━━━ Provided data
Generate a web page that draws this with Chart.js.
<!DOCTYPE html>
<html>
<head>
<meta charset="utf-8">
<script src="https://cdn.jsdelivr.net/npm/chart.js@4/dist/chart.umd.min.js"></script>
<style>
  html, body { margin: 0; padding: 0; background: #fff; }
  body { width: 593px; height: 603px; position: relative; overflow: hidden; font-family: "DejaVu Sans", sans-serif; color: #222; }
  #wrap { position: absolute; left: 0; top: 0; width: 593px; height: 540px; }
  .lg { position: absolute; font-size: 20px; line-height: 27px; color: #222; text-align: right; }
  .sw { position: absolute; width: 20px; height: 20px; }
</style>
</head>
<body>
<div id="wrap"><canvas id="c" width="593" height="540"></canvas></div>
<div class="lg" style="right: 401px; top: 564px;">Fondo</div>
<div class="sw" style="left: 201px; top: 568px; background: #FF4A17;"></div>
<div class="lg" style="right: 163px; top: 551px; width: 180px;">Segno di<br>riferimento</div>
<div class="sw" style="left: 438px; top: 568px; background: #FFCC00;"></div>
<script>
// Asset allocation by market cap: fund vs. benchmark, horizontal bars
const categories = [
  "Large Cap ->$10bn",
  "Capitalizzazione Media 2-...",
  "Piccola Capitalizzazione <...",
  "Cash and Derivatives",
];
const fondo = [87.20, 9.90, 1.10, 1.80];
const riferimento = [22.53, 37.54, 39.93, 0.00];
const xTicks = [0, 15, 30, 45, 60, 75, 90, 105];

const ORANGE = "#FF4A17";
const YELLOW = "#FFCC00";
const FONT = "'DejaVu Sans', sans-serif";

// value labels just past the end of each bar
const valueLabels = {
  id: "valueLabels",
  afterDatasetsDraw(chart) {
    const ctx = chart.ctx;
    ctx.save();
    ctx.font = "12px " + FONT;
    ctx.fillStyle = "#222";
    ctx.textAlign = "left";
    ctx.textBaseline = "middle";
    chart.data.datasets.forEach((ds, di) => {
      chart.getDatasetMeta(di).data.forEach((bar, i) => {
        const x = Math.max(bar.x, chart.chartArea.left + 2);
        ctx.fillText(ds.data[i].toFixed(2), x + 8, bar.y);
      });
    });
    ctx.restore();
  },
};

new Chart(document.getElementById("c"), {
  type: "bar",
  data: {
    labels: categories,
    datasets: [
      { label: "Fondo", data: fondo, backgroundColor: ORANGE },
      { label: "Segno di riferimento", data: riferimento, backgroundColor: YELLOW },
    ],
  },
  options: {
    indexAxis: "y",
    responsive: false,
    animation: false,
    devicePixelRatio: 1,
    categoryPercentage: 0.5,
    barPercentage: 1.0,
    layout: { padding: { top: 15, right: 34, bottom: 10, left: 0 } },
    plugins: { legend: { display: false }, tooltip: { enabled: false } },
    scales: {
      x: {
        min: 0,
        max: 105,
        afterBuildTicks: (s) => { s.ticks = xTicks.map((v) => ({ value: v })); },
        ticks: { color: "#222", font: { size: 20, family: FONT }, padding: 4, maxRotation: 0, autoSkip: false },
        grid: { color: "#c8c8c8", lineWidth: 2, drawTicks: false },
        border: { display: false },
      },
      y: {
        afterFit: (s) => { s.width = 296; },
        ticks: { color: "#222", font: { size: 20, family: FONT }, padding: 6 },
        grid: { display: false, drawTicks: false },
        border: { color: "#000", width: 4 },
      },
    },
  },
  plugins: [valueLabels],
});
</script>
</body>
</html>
━━━━━━
Prompt:
Reproduce the data in its entirety, matching each character.

Response to this task:
Generate a web page that draws this with Chart.js.
<!DOCTYPE html>
<html>
<head>
<meta charset="utf-8">
<script src="https://cdn.jsdelivr.net/npm/chart.js@4/dist/chart.umd.min.js"></script>
<style>
  html, body { margin: 0; padding: 0; background: #fff; }
  body { width: 593px; height: 603px; position: relative; overflow: hidden; font-family: "DejaVu Sans", sans-serif; color: #222; }
  #wrap { position: absolute; left: 0; top: 0; width: 593px; height: 540px; }
  .lg { position: absolute; font-size: 20px; line-height: 27px; color: #222; text-align: right; }
  .sw { position: absolute; width: 20px; height: 20px; }
</style>
</head>
<body>
<div id="wrap"><canvas id="c" width="593" height="540"></canvas></div>
<div class="lg" style="right: 401px; top: 564px;">Fondo</div>
<div class="sw" style="left: 201px; top: 568px; background: #FF4A17;"></div>
<div class="lg" style="right: 163px; top: 551px; width: 180px;">Segno di<br>riferimento</div>
<div class="sw" style="left: 438px; top: 568px; background: #FFCC00;"></div>
<script>
// Asset allocation by market cap: fund vs. benchmark, horizontal bars
const categories = [
  "Large Cap ->$10bn",
  "Capitalizzazione Media 2-...",
  "Piccola Capitalizzazione <...",
  "Cash and Derivatives",
];
const fondo = [87.20, 9.90, 1.10, 1.80];
const riferimento = [22.53, 37.54, 39.93, 0.00];
const xTicks = [0, 15, 30, 45, 60, 75, 90, 105];

const ORANGE = "#FF4A17";
const YELLOW = "#FFCC00";
const FONT = "'DejaVu Sans', sans-serif";

// value labels just past the end of each bar
const valueLabels = {
  id: "valueLabels",
  afterDatasetsDraw(chart) {
    const ctx = chart.ctx;
    ctx.save();
    ctx.font = "12px " + FONT;
    ctx.fillStyle = "#222";
    ctx.textAlign = "left";
    ctx.textBaseline = "middle";
    chart.data.datasets.forEach((ds, di) => {
      chart.getDatasetMeta(di).data.forEach((bar, i) => {
        const x = Math.max(bar.x, chart.chartArea.left + 2);
        ctx.fillText(ds.data[i].toFixed(2), x + 8, bar.y);
      });
    });
    ctx.restore();
  },
};

new Chart(document.getElementById("c"), {
  type: "bar",
  data: {
    labels: categories,
    datasets: [
      { label: "Fondo", data: fondo, backgroundColor: ORANGE },
      { label: "Segno di riferimento", data: riferimento, backgroundColor: YELLOW },
    ],
  },
  options: {
    indexAxis: "y",
    responsive: false,
    animation: false,
    devicePixelRatio: 1,
    categoryPercentage: 0.5,
    barPercentage: 1.0,
    layout: { padding: { top: 15, right: 34, bottom: 10, left: 0 } },
    plugins: { legend: { display: false }, tooltip: { enabled: false } },
    scales: {
      x: {
        min: 0,
        max: 105,
        afterBuildTicks: (s) => { s.ticks = xTicks.map((v) => ({ value: v })); },
        ticks: { color: "#222", font: { size: 20, family: FONT }, padding: 4, maxRotation: 0, autoSkip: false },
        grid: { color: "#c8c8c8", lineWidth: 2, drawTicks: false },
        border: { display: false },
      },
      y: {
        afterFit: (s) => { s.width = 296; },
        ticks: { color: "#222", font: { size: 20, family: FONT }, padding: 6 },
        grid: { display: false, drawTicks: false },
        border: { color: "#000", width: 4 },
      },
    },
  },
  plugins: [valueLabels],
});
</script>
</body>
</html>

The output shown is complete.